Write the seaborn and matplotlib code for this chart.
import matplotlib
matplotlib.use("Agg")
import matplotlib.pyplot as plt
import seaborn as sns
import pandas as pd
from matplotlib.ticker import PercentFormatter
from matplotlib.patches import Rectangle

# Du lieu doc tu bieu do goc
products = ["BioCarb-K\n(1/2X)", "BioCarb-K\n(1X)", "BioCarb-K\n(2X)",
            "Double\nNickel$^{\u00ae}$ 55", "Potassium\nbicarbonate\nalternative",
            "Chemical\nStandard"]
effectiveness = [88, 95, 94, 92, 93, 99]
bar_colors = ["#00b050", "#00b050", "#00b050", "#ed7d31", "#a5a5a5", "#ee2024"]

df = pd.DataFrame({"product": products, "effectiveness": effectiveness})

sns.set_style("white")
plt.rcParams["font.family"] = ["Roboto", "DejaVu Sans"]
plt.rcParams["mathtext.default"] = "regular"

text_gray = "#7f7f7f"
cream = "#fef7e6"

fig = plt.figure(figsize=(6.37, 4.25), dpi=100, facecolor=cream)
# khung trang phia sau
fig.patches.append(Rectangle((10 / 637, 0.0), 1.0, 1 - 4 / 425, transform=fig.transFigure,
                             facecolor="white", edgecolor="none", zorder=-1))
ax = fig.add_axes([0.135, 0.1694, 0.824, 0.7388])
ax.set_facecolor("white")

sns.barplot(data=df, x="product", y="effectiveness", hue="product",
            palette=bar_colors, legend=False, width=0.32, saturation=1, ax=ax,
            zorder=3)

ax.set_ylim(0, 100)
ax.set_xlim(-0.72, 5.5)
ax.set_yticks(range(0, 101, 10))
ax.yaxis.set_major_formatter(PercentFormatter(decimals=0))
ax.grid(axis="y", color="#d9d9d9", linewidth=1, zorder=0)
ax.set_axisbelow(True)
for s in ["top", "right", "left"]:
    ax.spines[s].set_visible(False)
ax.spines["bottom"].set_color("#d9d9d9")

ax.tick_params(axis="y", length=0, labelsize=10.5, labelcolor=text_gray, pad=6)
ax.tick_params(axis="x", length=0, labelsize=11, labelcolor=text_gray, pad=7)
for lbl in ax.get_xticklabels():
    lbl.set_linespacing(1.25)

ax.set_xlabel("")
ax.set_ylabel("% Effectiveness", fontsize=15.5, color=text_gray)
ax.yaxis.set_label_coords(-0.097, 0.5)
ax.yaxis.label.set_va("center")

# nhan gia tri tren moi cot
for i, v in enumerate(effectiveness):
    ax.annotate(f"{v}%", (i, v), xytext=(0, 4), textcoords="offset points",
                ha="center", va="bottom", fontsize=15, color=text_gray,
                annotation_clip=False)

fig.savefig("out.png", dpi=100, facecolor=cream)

* * *

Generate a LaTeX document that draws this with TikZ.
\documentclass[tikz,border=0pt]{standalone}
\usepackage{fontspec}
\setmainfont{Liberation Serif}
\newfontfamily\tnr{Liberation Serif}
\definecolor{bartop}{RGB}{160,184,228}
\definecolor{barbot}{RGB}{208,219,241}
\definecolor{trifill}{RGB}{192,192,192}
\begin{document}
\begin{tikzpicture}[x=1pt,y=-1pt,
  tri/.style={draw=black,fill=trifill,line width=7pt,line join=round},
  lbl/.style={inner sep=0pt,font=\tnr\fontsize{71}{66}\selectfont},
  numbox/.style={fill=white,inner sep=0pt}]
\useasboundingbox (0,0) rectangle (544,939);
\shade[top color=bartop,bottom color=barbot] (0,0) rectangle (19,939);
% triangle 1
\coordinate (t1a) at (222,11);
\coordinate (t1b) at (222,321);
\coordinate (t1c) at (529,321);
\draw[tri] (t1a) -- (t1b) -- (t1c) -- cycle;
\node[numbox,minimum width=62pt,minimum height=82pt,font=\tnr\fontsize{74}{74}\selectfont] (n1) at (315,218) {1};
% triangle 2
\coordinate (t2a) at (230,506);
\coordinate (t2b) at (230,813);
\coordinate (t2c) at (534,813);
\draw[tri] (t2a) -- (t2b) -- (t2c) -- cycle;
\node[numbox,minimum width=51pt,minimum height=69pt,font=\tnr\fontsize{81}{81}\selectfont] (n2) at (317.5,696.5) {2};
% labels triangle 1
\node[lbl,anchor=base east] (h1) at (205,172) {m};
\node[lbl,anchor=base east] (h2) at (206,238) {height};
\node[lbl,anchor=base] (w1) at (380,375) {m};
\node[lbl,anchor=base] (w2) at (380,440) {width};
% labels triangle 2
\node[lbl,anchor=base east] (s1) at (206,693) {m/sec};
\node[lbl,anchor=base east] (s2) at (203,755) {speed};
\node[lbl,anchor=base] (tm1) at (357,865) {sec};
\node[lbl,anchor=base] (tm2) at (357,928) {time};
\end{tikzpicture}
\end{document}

PROBLEM TO SOLVE
Extract from the listing above the lines between the line containing "Write the seaborn" and the line containing "from matplotlib.patches import Rectangle", keeping both of those lines. Output nothing else.

RESULT OF THE EXERCISE
Write the seaborn and matplotlib code for this chart.
import matplotlib
matplotlib.use("Agg")
import matplotlib.pyplot as plt
import seaborn as sns
import pandas as pd
from matplotlib.ticker import PercentFormatter
from matplotlib.patches import Rectangle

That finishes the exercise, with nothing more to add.